In data preprocessing, what is the term for the identification and removal of duplicate or redundant data?

Data Deduplication
Data Aggregation
Data Normalization
Data Imputation

The correct answer is A. Data Deduplication.

Data deduplication is the process of identifying and removing duplicate or redundant data from a dataset. This can be done manually or automatically, and it is often used in data warehousing and data mining.

Data deduplication can improve the performance of data analysis by reducing the amount of data that needs to be processed. It can also help to improve the accuracy of data analysis by removing duplicate data that could skew the results.
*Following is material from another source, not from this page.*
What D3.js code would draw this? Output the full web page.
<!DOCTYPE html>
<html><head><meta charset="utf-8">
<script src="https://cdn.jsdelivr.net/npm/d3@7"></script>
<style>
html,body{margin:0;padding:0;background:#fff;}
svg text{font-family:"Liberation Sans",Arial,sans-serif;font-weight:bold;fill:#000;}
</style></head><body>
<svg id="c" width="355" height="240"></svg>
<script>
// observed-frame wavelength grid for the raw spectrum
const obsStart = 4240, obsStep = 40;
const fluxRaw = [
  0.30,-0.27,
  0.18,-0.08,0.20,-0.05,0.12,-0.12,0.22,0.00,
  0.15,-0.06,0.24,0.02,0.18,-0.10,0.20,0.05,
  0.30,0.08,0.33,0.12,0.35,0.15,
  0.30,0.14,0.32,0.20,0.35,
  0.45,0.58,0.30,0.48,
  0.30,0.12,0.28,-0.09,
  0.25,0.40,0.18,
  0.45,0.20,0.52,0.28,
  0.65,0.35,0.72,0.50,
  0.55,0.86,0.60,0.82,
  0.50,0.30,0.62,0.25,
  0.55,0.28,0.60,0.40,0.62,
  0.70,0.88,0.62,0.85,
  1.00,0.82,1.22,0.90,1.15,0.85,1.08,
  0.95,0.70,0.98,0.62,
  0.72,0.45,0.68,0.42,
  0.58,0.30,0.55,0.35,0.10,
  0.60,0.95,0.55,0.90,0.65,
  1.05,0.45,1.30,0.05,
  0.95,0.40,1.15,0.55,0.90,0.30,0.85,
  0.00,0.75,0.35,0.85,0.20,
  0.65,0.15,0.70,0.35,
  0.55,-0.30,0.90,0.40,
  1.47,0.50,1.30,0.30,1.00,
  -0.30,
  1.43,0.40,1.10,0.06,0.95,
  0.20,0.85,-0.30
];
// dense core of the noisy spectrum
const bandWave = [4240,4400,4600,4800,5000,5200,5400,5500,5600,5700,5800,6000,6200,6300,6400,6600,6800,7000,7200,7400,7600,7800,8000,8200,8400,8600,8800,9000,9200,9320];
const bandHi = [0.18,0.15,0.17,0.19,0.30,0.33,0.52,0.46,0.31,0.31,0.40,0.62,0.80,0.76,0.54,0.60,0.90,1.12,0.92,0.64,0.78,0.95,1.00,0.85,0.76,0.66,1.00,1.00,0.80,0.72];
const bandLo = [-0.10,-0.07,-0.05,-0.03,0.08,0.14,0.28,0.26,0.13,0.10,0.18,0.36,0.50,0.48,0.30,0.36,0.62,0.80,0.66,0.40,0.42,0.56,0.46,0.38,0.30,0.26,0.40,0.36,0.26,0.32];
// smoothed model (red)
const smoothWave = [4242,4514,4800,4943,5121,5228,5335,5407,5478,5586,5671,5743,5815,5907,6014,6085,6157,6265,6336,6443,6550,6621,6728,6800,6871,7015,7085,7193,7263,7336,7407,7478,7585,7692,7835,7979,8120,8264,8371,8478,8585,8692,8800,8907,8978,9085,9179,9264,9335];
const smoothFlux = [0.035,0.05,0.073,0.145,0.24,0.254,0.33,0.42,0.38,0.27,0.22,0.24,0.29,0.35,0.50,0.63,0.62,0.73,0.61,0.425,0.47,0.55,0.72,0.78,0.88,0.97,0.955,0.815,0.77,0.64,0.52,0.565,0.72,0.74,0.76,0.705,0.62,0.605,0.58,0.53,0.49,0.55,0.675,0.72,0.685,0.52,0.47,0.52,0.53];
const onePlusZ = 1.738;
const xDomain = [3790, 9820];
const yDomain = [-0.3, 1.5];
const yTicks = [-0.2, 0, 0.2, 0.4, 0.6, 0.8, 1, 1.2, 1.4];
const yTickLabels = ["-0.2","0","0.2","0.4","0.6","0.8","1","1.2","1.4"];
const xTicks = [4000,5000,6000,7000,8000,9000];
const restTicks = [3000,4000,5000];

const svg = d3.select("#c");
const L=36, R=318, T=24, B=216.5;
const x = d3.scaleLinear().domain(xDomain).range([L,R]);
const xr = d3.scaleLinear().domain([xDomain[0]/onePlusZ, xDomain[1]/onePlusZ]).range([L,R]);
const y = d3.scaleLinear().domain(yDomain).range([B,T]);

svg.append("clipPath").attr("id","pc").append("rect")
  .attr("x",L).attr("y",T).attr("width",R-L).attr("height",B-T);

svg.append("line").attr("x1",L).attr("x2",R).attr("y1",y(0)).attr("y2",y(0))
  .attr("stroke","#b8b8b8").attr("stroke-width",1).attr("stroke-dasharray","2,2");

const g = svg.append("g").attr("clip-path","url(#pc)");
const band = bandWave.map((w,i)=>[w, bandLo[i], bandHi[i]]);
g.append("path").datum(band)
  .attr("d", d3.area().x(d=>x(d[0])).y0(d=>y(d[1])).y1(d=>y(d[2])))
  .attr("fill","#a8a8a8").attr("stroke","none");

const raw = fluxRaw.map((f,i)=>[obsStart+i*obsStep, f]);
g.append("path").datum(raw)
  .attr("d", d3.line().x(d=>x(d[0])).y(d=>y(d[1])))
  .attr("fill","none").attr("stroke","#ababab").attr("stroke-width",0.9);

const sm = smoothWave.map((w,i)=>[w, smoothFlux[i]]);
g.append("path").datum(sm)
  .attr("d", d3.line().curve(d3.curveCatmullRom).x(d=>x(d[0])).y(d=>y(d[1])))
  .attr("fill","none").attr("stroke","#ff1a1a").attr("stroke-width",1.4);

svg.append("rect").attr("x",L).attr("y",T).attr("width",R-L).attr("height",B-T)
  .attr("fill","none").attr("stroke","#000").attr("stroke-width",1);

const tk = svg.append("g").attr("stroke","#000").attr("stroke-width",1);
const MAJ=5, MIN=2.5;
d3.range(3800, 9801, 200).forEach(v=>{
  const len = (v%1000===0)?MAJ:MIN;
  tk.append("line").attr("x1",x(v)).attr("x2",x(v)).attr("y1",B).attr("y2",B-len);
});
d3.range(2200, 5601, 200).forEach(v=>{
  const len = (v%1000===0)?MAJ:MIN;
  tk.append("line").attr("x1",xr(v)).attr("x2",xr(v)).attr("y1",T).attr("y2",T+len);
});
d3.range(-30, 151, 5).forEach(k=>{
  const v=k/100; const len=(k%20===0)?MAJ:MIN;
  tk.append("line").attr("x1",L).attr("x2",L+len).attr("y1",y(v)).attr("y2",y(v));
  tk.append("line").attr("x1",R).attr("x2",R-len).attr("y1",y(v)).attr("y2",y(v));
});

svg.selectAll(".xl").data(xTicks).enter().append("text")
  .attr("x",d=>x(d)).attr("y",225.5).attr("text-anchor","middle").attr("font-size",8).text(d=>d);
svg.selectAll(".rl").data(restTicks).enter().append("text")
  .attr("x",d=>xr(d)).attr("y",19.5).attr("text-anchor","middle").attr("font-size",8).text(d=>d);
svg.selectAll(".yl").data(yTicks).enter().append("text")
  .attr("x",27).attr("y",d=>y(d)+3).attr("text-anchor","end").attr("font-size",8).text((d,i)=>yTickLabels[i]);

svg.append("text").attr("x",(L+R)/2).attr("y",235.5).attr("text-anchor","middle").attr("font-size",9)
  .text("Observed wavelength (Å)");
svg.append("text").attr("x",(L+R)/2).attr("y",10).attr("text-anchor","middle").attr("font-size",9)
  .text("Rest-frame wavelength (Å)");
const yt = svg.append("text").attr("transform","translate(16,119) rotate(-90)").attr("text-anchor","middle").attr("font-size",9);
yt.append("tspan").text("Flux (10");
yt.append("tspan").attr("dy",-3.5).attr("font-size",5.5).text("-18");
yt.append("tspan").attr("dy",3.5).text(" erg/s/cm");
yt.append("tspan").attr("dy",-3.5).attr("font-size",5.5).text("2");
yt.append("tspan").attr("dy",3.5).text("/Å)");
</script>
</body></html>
There are a number of different methods for data deduplication. One common method is to use a hash function to generate a unique identifier for each record in the dataset. The records with the same identifier are then considered to be duplicates and can be removed.

Another common method is to use a database that supports data deduplication. These databases have built-in features that can identify and remove duplicate data.

Data deduplication can be a complex process, but it can be a valuable tool for improving the performance and accuracy of data analysis.

Here is a brief explanation of each option:

  • Data Deduplication: The identification and removal of duplicate or redundant data.
  • Data Aggregation: The process of combining data from multiple sources into a single dataset.
  • Data Normalization: The process of converting data into a standard format.
  • Data Imputation: The process of filling in missing data.